* DATA BLOCK
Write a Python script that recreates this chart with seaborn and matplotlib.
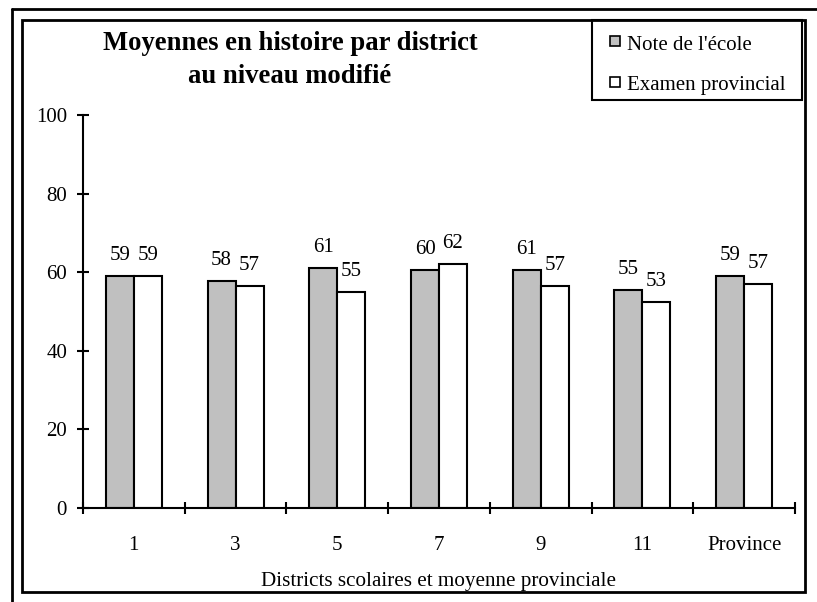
import matplotlib
matplotlib.use("Agg")
import matplotlib.pyplot as plt
from matplotlib.lines import Line2D
from matplotlib.patches import Rectangle
import seaborn as sns
import pandas as pd

# ---- data ----
districts = ["1", "3", "5", "7", "9", "11", "Province"]
series_names = ["Note de l'école", "Examen provincial"]
school_values = [59.0, 57.8, 61.1, 60.5, 60.6, 55.5, 59.0]
exam_values = [59.0, 56.5, 55.0, 62.1, 56.5, 52.4, 57.0]
school_labels = [59, 58, 61, 60, 61, 55, 59]
exam_labels = [59, 57, 55, 62, 57, 53, 57]
y_ticks = [0, 20, 40, 60, 80, 100]
title_lines = ["Moyennes en histoire par district", "au niveau modifié"]
x_label = "Districts scolaires et moyenne provinciale"

sns.set_theme(style="ticks")
plt.rcParams["font.family"] = ["Liberation Serif", "DejaVu Serif"]
plt.rcParams["text.color"] = "black"
plt.rcParams["xtick.color"] = "black"
plt.rcParams["ytick.color"] = "black"

W, H = 817, 602
fig = plt.figure(figsize=(W / 100, H / 100), dpi=100)
fig.patch.set_facecolor("white")


def fx(px):
    return px / W


def fy(py):
    return 1 - py / H


ax = fig.add_axes([fx(83), fy(508), fx(795) - fx(83), fy(115) - fy(508)])
ax.set_facecolor("none")

df = pd.DataFrame({
    "district": districts * 2,
    "value": school_values + exam_values,
    "serie": [series_names[0]] * len(districts) + [series_names[1]] * len(districts),
})
colors = {series_names[0]: "#c0c0c0", series_names[1]: "#ffffff"}

sns.barplot(data=df, x="district", y="value", hue="serie", order=districts,
            hue_order=series_names, palette=colors, saturation=1,
            edgecolor="black", linewidth=1.5, width=0.55, legend=False, ax=ax,
            errorbar=None)

for cont, labs in zip(ax.containers, [school_labels, exam_labels]):
    ax.bar_label(cont, labels=[str(v) for v in labs], padding=8, fontsize=15,
                 color="black")

ax.set_xlim(-0.5, len(districts) - 0.5)
ax.set_ylim(0, 100)
ax.set_yticks(y_ticks)
ax.set_yticklabels([str(t) for t in y_ticks], fontsize=15)
ax.tick_params(axis="y", direction="inout", length=9, width=1.5, pad=7)

ax.set_xticks(range(len(districts)))
ax.set_xticklabels(districts, fontsize=15)
ax.tick_params(axis="x", which="major", length=0, pad=20)
ax.set_xticks([i - 0.5 for i in range(len(districts) + 1)], minor=True)
ax.tick_params(axis="x", which="minor", direction="inout", length=8, width=1.5)

ax.set_xlabel("")
ax.set_ylabel("")
for s in ["top", "right"]:
    ax.spines[s].set_visible(False)
for s in ["left", "bottom"]:
    ax.spines[s].set_linewidth(1.5)
    ax.spines[s].set_color("black")

fig.text(fx(439), fy(586), x_label, ha="center", va="baseline", fontsize=15.2)

# title
fig.text(fx(290), fy(50), title_lines[0], ha="center", va="baseline",
         fontsize=19.2, fontweight="bold")
fig.text(fx(290), fy(83), title_lines[1], ha="center", va="baseline",
         fontsize=19.2, fontweight="bold")

# frames
lw = 2.0
fig.add_artist(Line2D([fx(12), fx(817)], [fy(9), fy(9)], transform=fig.transFigure,
                      color="black", lw=lw))
fig.add_artist(Line2D([fx(12), fx(12)], [fy(9), fy(602)], transform=fig.transFigure,
                      color="black", lw=lw))
fig.add_artist(Rectangle((fx(22), fy(592)), fx(805) - fx(22), fy(20) - fy(592),
                         transform=fig.transFigure, fill=False, edgecolor="black", lw=lw))

# legend
fig.add_artist(Rectangle((fx(592), fy(100)), fx(802) - fx(592), fy(20) - fy(100),
                         transform=fig.transFigure, fill=False, edgecolor="black", lw=1.5))
for name, top, base in [(series_names[0], 36, 50), (series_names[1], 77, 90)]:
    fig.add_artist(Rectangle((fx(610), fy(top + 10)), fx(620) - fx(610), fy(top) - fy(top + 10),
                             transform=fig.transFigure, facecolor=colors[name],
                             edgecolor="black", lw=1.2))
    fig.text(fx(627), fy(base), name, ha="left", va="baseline", fontsize=15)

fig.savefig("out.png", dpi=100, facecolor="white")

* TASK REQUIREMENTS
Repeat only what lies between the start of the data and the end of the line containing "import pandas as pd", exactly, with pictures left out.

* SOLUTION TO THIS PROBLEM
Write a Python script that recreates this chart with seaborn and matplotlib.
import matplotlib
matplotlib.use("Agg")
import matplotlib.pyplot as plt
from matplotlib.lines import Line2D
from matplotlib.patches import Rectangle
import seaborn as sns
import pandas as pd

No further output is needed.